What you need to do:
The lines below are to be quoted exactly, from the first through the one that contains "const trend = years.map(yr".

________________________

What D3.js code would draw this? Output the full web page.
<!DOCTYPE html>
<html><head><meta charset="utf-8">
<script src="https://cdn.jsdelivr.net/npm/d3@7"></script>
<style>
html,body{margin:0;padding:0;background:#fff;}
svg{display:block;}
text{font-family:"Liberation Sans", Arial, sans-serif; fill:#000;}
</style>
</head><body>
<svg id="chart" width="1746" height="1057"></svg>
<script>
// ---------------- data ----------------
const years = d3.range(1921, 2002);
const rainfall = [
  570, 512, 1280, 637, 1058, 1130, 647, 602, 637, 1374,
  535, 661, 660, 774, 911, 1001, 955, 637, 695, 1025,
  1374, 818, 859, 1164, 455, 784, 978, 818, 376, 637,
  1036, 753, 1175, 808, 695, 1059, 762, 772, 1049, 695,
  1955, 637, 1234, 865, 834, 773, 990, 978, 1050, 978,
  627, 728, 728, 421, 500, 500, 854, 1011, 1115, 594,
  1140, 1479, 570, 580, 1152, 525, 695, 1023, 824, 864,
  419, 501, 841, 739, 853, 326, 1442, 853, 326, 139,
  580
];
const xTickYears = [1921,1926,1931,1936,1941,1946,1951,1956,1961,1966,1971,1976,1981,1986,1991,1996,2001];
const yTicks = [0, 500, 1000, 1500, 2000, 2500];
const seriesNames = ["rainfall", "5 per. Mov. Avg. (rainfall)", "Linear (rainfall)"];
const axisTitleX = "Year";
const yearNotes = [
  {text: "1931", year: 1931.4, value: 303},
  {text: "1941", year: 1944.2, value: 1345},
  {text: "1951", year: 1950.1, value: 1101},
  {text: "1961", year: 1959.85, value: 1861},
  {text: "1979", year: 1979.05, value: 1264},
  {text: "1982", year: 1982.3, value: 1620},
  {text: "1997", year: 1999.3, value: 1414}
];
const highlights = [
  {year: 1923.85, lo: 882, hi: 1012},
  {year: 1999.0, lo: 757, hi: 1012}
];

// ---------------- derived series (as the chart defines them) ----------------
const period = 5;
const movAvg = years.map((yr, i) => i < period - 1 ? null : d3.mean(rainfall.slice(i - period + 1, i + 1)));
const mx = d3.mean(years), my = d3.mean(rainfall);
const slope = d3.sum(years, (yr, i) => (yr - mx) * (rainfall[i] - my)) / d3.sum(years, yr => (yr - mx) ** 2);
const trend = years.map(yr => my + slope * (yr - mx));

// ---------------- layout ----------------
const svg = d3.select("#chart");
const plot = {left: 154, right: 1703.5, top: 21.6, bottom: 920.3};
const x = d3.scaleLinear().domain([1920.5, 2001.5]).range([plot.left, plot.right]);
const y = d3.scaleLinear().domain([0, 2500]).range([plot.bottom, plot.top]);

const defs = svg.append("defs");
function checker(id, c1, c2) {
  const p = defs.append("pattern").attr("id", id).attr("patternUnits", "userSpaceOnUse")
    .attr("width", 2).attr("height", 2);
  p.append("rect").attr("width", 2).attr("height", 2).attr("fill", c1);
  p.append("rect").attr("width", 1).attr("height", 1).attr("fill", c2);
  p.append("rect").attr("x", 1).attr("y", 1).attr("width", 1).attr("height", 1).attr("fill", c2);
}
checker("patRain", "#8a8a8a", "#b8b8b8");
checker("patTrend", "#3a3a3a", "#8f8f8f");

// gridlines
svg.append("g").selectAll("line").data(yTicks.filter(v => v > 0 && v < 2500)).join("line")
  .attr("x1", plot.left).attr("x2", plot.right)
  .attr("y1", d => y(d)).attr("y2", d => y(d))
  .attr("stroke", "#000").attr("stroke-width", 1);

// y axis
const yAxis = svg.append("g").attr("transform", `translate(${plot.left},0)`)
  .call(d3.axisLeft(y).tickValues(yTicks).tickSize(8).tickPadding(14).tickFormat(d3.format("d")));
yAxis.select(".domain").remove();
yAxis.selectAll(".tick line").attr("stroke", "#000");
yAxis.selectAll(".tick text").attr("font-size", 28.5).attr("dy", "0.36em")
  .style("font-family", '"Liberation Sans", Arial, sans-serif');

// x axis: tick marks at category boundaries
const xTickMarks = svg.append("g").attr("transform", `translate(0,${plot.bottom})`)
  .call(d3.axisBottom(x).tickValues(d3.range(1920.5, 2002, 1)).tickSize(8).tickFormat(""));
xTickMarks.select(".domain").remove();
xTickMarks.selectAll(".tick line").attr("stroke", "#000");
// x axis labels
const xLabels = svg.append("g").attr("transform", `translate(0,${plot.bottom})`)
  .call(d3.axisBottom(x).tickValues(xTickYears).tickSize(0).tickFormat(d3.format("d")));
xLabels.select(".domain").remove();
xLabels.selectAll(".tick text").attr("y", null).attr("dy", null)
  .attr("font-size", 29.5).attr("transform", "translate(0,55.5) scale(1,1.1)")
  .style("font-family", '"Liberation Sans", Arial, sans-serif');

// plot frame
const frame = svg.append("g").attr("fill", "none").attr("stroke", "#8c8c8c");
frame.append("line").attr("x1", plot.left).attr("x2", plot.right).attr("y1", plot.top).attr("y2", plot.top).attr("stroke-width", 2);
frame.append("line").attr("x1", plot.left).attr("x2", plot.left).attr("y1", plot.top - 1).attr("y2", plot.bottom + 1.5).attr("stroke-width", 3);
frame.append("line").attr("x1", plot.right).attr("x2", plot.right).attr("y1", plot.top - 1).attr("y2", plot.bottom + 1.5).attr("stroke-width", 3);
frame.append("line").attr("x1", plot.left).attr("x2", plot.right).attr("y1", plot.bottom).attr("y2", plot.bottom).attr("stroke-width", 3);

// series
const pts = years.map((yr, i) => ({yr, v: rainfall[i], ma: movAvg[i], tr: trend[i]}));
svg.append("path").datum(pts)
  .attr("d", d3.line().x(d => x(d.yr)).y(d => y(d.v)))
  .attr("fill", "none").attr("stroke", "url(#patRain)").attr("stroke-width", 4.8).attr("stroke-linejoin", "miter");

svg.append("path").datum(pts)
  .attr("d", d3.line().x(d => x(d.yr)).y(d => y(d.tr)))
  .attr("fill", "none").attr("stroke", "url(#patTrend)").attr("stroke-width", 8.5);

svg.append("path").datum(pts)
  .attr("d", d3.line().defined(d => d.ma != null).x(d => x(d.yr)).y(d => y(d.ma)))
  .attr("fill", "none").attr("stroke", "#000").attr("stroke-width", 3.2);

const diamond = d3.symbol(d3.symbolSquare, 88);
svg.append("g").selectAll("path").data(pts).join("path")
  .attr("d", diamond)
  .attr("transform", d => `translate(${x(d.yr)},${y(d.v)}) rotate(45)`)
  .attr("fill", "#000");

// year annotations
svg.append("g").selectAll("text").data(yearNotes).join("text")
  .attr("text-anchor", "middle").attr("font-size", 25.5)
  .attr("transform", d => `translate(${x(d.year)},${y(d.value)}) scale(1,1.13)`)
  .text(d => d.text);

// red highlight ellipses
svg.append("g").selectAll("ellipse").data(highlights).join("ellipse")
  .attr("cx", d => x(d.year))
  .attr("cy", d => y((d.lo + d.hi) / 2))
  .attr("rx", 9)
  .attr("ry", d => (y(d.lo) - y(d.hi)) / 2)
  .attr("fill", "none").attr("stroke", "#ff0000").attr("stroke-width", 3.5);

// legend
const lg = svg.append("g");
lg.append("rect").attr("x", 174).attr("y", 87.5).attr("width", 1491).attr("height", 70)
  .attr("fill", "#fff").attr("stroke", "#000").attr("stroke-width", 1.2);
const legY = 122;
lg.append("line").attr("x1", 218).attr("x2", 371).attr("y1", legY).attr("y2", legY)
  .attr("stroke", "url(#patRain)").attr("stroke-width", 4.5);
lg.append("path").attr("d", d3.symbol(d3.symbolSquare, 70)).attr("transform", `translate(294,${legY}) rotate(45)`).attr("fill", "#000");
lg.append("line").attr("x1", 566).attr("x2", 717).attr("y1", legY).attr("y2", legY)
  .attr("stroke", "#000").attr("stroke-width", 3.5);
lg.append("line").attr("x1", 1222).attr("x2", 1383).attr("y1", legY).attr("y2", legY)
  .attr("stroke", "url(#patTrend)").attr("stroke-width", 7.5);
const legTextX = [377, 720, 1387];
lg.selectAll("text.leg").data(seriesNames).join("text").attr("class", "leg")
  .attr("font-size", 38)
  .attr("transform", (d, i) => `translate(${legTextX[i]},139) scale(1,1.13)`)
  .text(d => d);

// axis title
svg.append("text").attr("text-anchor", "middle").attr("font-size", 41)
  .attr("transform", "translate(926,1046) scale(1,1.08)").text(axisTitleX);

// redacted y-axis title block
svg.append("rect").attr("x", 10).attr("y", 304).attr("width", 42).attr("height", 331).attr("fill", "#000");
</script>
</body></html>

________________________

Output of the task:
What D3.js code would draw this? Output the full web page.
<!DOCTYPE html>
<html><head><meta charset="utf-8">
<script src="https://cdn.jsdelivr.net/npm/d3@7"></script>
<style>
html,body{margin:0;padding:0;background:#fff;}
svg{display:block;}
text{font-family:"Liberation Sans", Arial, sans-serif; fill:#000;}
</style>
</head><body>
<svg id="chart" width="1746" height="1057"></svg>
<script>
// ---------------- data ----------------
const years = d3.range(1921, 2002);
const rainfall = [
  570, 512, 1280, 637, 1058, 1130, 647, 602, 637, 1374,
  535, 661, 660, 774, 911, 1001, 955, 637, 695, 1025,
  1374, 818, 859, 1164, 455, 784, 978, 818, 376, 637,
  1036, 753, 1175, 808, 695, 1059, 762, 772, 1049, 695,
  1955, 637, 1234, 865, 834, 773, 990, 978, 1050, 978,
  627, 728, 728, 421, 500, 500, 854, 1011, 1115, 594,
  1140, 1479, 570, 580, 1152, 525, 695, 1023, 824, 864,
  419, 501, 841, 739, 853, 326, 1442, 853, 326, 139,
  580
];
const xTickYears = [1921,1926,1931,1936,1941,1946,1951,1956,1961,1966,1971,1976,1981,1986,1991,1996,2001];
const yTicks = [0, 500, 1000, 1500, 2000, 2500];
const seriesNames = ["rainfall", "5 per. Mov. Avg. (rainfall)", "Linear (rainfall)"];
const axisTitleX = "Year";
const yearNotes = [
  {text: "1931", year: 1931.4, value: 303},
  {text: "1941", year: 1944.2, value: 1345},
  {text: "1951", year: 1950.1, value: 1101},
  {text: "1961", year: 1959.85, value: 1861},
  {text: "1979", year: 1979.05, value: 1264},
  {text: "1982", year: 1982.3, value: 1620},
  {text: "1997", year: 1999.3, value: 1414}
];
const highlights = [
  {year: 1923.85, lo: 882, hi: 1012},
  {year: 1999.0, lo: 757, hi: 1012}
];

// ---------------- derived series (as the chart defines them) ----------------
const period = 5;
const movAvg = years.map((yr, i) => i < period - 1 ? null : d3.mean(rainfall.slice(i - period + 1, i + 1)));
const mx = d3.mean(years), my = d3.mean(rainfall);
const slope = d3.sum(years, (yr, i) => (yr - mx) * (rainfall[i] - my)) / d3.sum(years, yr => (yr - mx) ** 2);
const trend = years.map(yr => my + slope * (yr - mx));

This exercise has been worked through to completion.